First up, I need to be clear that I’m not going to attempt to review this because I helped make it, but on the other hand, I love this band more than almost anything on Earth, so it’s obviously still an endorsement. Hyacca were one of the first bands I ever released on Call And Response Records and they’re regular features at my events when I’m in Kyushu and whenever I can get them up to Tokyo. I first met them in Fukuoka in July 2006. I’d just been through a rough patch and decided to take a trip for a few days to get away from it. I met up with Shuichi Inoue from the band Folk Enough, who I knew from his shows in Tokyo, and he invited a few of his musician friends along. The next thing I remember was waking up with a tremendous hangover and my pockets full of CDs by local bands. One of the CDs was a plain CD/R with just two Chinese characters written on it, that contained the best music I’d ever heard out of a Japanese band. Later, it turned out that this band was called Hyacca (literally “one hundred mosquitoes”, although there’s a pun on the Japanese word for encyclopaedia in there as well) and I started working with them.
The most recent thing they’ve done for me is the song Uneko, which they contributed to Call And Response’s Dancing After 1AM compilation album, released last October. Given the rather, um, easygoing pace at which the band work, this first new recording in three years wasn’t that unusual a time lapse, but I was determined that at least one song from the compilation would have a video made for it (actually She Talks Silence had already made a video for their song Long Ways, although the version on the video is slightly different to the album version). Since we had no budget, no time (just a couple of hours in the afternoon before their gig with Bo Ningen in Fukuoka), and no equipment apart from my wife’s small digital camera, this was never going to be a slick or professional looking shoot, so instead, I tried to go the other way entirely and make the footage exaggeratedly wobbly and unfocused. The key thing for me was that it should just look as if everyone was having fun and that it should show the band members naturally as the sort of people they actually are.
Most of it was shot in a karaoke box opposite the venue where they were due to play later, with some shots filmed later, at the izakaya next door (featuring cameos from a few other members of the Fukuoka indie scene and probably the backs of the heads of some of Bo Ningen, although honestly I can’t really tell). I want to point out at this juncture that as shitty and chaotic as the footage looks, I did have a pretty clear idea of how it was going to cut together as I shot it, and it’s to the great credit of Matt Schley, who did the tough job of editing it all together (and who also put together the video for Zibanchinka’s Nagisa no Hors D’oeuvres based on a similarly minimalist, no-budget concept), that he instantly saw what I was trying to do when he looked at the footage.

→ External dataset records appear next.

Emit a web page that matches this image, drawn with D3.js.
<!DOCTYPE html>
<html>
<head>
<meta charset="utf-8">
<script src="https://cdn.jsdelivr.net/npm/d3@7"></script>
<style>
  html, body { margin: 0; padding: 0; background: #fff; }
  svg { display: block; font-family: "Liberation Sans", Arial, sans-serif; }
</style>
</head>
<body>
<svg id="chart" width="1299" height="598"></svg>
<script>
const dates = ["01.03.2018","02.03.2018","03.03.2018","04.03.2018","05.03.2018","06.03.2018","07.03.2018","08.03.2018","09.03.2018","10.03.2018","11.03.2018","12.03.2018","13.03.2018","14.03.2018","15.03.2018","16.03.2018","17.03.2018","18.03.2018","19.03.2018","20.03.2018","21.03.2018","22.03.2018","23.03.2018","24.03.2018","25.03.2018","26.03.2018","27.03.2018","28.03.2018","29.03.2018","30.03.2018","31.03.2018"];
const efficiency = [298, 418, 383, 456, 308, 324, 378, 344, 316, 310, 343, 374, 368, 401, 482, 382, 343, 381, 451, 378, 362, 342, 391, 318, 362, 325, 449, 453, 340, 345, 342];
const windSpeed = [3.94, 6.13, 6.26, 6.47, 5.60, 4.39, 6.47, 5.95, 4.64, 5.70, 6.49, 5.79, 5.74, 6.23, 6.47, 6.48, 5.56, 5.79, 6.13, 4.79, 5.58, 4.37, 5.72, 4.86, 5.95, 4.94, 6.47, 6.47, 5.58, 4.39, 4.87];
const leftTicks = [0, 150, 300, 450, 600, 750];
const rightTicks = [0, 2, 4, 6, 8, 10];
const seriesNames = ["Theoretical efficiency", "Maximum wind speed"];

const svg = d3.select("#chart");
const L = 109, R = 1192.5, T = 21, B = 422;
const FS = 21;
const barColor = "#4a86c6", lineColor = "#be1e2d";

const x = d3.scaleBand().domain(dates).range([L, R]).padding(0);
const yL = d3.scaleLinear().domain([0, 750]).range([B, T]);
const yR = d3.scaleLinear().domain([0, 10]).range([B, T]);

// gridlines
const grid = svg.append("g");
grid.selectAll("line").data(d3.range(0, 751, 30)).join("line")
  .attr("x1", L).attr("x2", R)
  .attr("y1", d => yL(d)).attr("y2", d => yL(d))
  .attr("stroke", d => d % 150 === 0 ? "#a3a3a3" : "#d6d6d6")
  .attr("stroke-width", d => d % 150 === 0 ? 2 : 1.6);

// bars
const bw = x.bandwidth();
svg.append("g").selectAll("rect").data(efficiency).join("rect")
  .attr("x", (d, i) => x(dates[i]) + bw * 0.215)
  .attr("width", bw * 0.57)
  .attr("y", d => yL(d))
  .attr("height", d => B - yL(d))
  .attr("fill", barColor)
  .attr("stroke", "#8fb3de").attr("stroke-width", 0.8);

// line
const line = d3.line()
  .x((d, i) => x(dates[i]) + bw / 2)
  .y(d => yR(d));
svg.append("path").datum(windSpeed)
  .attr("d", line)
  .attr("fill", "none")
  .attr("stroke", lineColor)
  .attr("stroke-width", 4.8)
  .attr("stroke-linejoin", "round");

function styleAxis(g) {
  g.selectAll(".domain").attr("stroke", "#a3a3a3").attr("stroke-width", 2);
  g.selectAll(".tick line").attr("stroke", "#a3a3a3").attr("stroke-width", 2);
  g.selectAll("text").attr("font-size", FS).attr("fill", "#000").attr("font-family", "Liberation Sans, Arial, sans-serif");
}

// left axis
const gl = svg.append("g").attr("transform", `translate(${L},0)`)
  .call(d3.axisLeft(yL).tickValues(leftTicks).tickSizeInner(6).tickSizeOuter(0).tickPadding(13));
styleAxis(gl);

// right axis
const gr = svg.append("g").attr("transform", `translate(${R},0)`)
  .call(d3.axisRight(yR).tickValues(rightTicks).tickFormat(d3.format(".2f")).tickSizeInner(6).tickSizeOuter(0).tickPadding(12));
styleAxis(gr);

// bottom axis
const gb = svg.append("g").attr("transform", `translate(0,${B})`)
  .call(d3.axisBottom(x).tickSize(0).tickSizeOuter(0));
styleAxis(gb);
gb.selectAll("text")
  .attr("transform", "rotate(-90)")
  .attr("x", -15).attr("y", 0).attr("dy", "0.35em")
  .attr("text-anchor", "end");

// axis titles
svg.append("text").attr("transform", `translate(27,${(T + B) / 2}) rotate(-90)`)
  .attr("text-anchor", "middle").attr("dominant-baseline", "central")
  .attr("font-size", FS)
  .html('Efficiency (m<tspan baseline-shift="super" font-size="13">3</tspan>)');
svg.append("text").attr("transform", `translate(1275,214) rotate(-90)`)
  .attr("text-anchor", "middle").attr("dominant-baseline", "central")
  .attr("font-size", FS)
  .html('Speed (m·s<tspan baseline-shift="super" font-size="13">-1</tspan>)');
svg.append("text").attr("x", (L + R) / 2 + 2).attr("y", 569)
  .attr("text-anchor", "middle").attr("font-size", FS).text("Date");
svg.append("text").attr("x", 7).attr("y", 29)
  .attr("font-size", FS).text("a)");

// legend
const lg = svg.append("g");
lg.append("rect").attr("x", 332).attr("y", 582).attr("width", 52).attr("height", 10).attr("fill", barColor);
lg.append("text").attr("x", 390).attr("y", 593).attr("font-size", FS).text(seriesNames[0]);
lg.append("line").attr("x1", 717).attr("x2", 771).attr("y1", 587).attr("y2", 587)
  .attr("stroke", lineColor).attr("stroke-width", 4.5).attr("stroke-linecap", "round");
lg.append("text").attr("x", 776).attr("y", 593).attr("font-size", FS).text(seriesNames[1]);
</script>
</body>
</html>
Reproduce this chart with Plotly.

As far as the song goes, I don’t want to go on about it because you already know I love it, but I think it’s a great example of everything I love about Hyacca. They way they make music that’s structurally complex, almost math-rock, but play it with such energy and never forget to make it fun, always making sure there are neat little pop hooks or goofy ideas embedded in the arrangement.
As a postscript to this, you can see from the video that we got through quite a lot of beer in the karaoke box, and that may have taken its toll on the band, who went on to put in one of the most bizarre and chaotic live performances I’ve seen from them in years. Yeah, my fault.